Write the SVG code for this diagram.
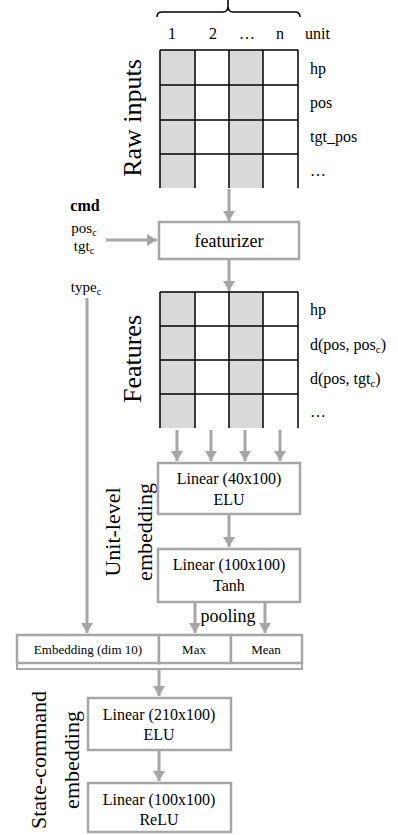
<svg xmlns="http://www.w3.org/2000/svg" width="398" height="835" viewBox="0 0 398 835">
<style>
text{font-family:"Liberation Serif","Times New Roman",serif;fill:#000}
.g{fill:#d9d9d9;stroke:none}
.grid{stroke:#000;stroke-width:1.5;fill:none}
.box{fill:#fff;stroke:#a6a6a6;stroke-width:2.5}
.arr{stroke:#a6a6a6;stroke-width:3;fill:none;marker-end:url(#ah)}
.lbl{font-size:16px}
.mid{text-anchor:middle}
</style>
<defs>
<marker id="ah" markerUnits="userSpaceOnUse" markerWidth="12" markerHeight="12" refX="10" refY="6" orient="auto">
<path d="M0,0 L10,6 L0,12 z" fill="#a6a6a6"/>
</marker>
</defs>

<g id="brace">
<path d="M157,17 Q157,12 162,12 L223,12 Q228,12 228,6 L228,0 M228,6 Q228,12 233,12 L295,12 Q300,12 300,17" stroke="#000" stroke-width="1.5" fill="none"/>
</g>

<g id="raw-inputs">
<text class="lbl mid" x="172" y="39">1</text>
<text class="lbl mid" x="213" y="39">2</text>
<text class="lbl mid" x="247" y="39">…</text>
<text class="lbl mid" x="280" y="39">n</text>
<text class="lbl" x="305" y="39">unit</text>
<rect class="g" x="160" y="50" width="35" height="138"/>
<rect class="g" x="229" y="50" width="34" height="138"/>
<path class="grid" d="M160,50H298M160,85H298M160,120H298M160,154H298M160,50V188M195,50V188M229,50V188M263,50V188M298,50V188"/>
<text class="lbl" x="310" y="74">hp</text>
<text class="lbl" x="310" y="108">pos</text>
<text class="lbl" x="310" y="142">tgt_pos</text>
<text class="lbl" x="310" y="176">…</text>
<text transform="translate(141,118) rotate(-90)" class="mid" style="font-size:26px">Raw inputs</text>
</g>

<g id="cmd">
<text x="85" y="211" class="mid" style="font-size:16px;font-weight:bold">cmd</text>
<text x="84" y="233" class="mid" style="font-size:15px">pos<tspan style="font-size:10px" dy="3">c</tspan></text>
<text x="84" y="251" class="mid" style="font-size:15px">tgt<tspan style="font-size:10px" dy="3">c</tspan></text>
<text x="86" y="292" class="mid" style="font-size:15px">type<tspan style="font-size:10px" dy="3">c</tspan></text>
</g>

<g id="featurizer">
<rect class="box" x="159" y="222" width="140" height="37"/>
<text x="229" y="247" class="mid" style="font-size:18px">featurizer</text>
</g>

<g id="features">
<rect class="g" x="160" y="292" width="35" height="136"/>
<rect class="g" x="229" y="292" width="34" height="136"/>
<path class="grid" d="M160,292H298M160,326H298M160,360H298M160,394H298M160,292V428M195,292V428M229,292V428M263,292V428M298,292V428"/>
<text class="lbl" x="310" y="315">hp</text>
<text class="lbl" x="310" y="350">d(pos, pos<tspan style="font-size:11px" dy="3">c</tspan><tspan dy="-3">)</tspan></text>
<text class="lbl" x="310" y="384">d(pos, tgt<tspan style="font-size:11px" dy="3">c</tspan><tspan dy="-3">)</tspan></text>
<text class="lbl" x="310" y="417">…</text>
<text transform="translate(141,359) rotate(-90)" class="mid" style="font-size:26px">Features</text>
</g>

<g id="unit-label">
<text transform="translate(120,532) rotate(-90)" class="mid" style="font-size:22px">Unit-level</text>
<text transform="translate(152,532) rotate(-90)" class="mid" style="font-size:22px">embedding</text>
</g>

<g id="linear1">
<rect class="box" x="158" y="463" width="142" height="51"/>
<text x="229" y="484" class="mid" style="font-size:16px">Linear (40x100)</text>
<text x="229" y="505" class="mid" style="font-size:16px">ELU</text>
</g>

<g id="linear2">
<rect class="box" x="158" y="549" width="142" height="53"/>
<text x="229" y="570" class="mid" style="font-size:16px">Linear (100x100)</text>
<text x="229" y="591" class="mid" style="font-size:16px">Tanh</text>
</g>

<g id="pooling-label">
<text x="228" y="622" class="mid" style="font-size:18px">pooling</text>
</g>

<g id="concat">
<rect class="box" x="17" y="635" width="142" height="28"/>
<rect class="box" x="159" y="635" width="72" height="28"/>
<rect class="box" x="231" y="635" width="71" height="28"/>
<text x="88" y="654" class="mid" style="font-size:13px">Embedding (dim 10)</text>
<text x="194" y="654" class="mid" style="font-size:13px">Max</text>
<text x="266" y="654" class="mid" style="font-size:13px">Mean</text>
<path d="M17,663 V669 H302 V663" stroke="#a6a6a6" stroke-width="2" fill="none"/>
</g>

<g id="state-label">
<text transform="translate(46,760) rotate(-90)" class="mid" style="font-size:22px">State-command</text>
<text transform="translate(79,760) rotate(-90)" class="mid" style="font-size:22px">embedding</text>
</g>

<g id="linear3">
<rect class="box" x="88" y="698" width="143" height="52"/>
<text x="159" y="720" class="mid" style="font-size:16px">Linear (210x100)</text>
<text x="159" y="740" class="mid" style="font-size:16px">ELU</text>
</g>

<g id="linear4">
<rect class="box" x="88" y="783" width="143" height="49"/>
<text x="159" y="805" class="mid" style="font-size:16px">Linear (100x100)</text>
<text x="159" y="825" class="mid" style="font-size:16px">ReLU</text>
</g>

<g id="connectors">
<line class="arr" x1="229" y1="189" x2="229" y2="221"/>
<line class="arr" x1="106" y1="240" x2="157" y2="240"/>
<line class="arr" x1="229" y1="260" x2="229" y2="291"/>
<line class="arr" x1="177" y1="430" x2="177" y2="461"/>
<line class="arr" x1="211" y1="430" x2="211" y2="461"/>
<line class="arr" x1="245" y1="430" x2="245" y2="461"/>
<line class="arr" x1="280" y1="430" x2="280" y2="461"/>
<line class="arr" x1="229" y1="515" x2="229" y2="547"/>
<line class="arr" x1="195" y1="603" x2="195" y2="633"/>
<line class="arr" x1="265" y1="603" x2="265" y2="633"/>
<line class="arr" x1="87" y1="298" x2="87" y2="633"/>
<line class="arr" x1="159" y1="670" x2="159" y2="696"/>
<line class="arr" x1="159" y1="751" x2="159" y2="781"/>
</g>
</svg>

------

● Set problem:
Using the material above, return every line exactly as it appears, minus the pictures.

● Response below:
Write the SVG code for this diagram.
<svg xmlns="http://www.w3.org/2000/svg" width="398" height="835" viewBox="0 0 398 835">
<style>
text{font-family:"Liberation Serif","Times New Roman",serif;fill:#000}
.g{fill:#d9d9d9;stroke:none}
.grid{stroke:#000;stroke-width:1.5;fill:none}
.box{fill:#fff;stroke:#a6a6a6;stroke-width:2.5}
.arr{stroke:#a6a6a6;stroke-width:3;fill:none;marker-end:url(#ah)}
.lbl{font-size:16px}
.mid{text-anchor:middle}
</style>
<defs>
<marker id="ah" markerUnits="userSpaceOnUse" markerWidth="12" markerHeight="12" refX="10" refY="6" orient="auto">
<path d="M0,0 L10,6 L0,12 z" fill="#a6a6a6"/>
</marker>
</defs>

<g id="brace">
<path d="M157,17 Q157,12 162,12 L223,12 Q228,12 228,6 L228,0 M228,6 Q228,12 233,12 L295,12 Q300,12 300,17" stroke="#000" stroke-width="1.5" fill="none"/>
</g>

<g id="raw-inputs">
<text class="lbl mid" x="172" y="39">1</text>
<text class="lbl mid" x="213" y="39">2</text>
<text class="lbl mid" x="247" y="39">…</text>
<text class="lbl mid" x="280" y="39">n</text>
<text class="lbl" x="305" y="39">unit</text>
<rect class="g" x="160" y="50" width="35" height="138"/>
<rect class="g" x="229" y="50" width="34" height="138"/>
<path class="grid" d="M160,50H298M160,85H298M160,120H298M160,154H298M160,50V188M195,50V188M229,50V188M263,50V188M298,50V188"/>
<text class="lbl" x="310" y="74">hp</text>
<text class="lbl" x="310" y="108">pos</text>
<text class="lbl" x="310" y="142">tgt_pos</text>
<text class="lbl" x="310" y="176">…</text>
<text transform="translate(141,118) rotate(-90)" class="mid" style="font-size:26px">Raw inputs</text>
</g>

<g id="cmd">
<text x="85" y="211" class="mid" style="font-size:16px;font-weight:bold">cmd</text>
<text x="84" y="233" class="mid" style="font-size:15px">pos<tspan style="font-size:10px" dy="3">c</tspan></text>
<text x="84" y="251" class="mid" style="font-size:15px">tgt<tspan style="font-size:10px" dy="3">c</tspan></text>
<text x="86" y="292" class="mid" style="font-size:15px">type<tspan style="font-size:10px" dy="3">c</tspan></text>
</g>

<g id="featurizer">
<rect class="box" x="159" y="222" width="140" height="37"/>
<text x="229" y="247" class="mid" style="font-size:18px">featurizer</text>
</g>

<g id="features">
<rect class="g" x="160" y="292" width="35" height="136"/>
<rect class="g" x="229" y="292" width="34" height="136"/>
<path class="grid" d="M160,292H298M160,326H298M160,360H298M160,394H298M160,292V428M195,292V428M229,292V428M263,292V428M298,292V428"/>
<text class="lbl" x="310" y="315">hp</text>
<text class="lbl" x="310" y="350">d(pos, pos<tspan style="font-size:11px" dy="3">c</tspan><tspan dy="-3">)</tspan></text>
<text class="lbl" x="310" y="384">d(pos, tgt<tspan style="font-size:11px" dy="3">c</tspan><tspan dy="-3">)</tspan></text>
<text class="lbl" x="310" y="417">…</text>
<text transform="translate(141,359) rotate(-90)" class="mid" style="font-size:26px">Features</text>
</g>

<g id="unit-label">
<text transform="translate(120,532) rotate(-90)" class="mid" style="font-size:22px">Unit-level</text>
<text transform="translate(152,532) rotate(-90)" class="mid" style="font-size:22px">embedding</text>
</g>

<g id="linear1">
<rect class="box" x="158" y="463" width="142" height="51"/>
<text x="229" y="484" class="mid" style="font-size:16px">Linear (40x100)</text>
<text x="229" y="505" class="mid" style="font-size:16px">ELU</text>
</g>

<g id="linear2">
<rect class="box" x="158" y="549" width="142" height="53"/>
<text x="229" y="570" class="mid" style="font-size:16px">Linear (100x100)</text>
<text x="229" y="591" class="mid" style="font-size:16px">Tanh</text>
</g>

<g id="pooling-label">
<text x="228" y="622" class="mid" style="font-size:18px">pooling</text>
</g>

<g id="concat">
<rect class="box" x="17" y="635" width="142" height="28"/>
<rect class="box" x="159" y="635" width="72" height="28"/>
<rect class="box" x="231" y="635" width="71" height="28"/>
<text x="88" y="654" class="mid" style="font-size:13px">Embedding (dim 10)</text>
<text x="194" y="654" class="mid" style="font-size:13px">Max</text>
<text x="266" y="654" class="mid" style="font-size:13px">Mean</text>
<path d="M17,663 V669 H302 V663" stroke="#a6a6a6" stroke-width="2" fill="none"/>
</g>

<g id="state-label">
<text transform="translate(46,760) rotate(-90)" class="mid" style="font-size:22px">State-command</text>
<text transform="translate(79,760) rotate(-90)" class="mid" style="font-size:22px">embedding</text>
</g>

<g id="linear3">
<rect class="box" x="88" y="698" width="143" height="52"/>
<text x="159" y="720" class="mid" style="font-size:16px">Linear (210x100)</text>
<text x="159" y="740" class="mid" style="font-size:16px">ELU</text>
</g>

<g id="linear4">
<rect class="box" x="88" y="783" width="143" height="49"/>
<text x="159" y="805" class="mid" style="font-size:16px">Linear (100x100)</text>
<text x="159" y="825" class="mid" style="font-size:16px">ReLU</text>
</g>

<g id="connectors">
<line class="arr" x1="229" y1="189" x2="229" y2="221"/>
<line class="arr" x1="106" y1="240" x2="157" y2="240"/>
<line class="arr" x1="229" y1="260" x2="229" y2="291"/>
<line class="arr" x1="177" y1="430" x2="177" y2="461"/>
<line class="arr" x1="211" y1="430" x2="211" y2="461"/>
<line class="arr" x1="245" y1="430" x2="245" y2="461"/>
<line class="arr" x1="280" y1="430" x2="280" y2="461"/>
<line class="arr" x1="229" y1="515" x2="229" y2="547"/>
<line class="arr" x1="195" y1="603" x2="195" y2="633"/>
<line class="arr" x1="265" y1="603" x2="265" y2="633"/>
<line class="arr" x1="87" y1="298" x2="87" y2="633"/>
<line class="arr" x1="159" y1="670" x2="159" y2="696"/>
<line class="arr" x1="159" y1="751" x2="159" y2="781"/>
</g>
</svg>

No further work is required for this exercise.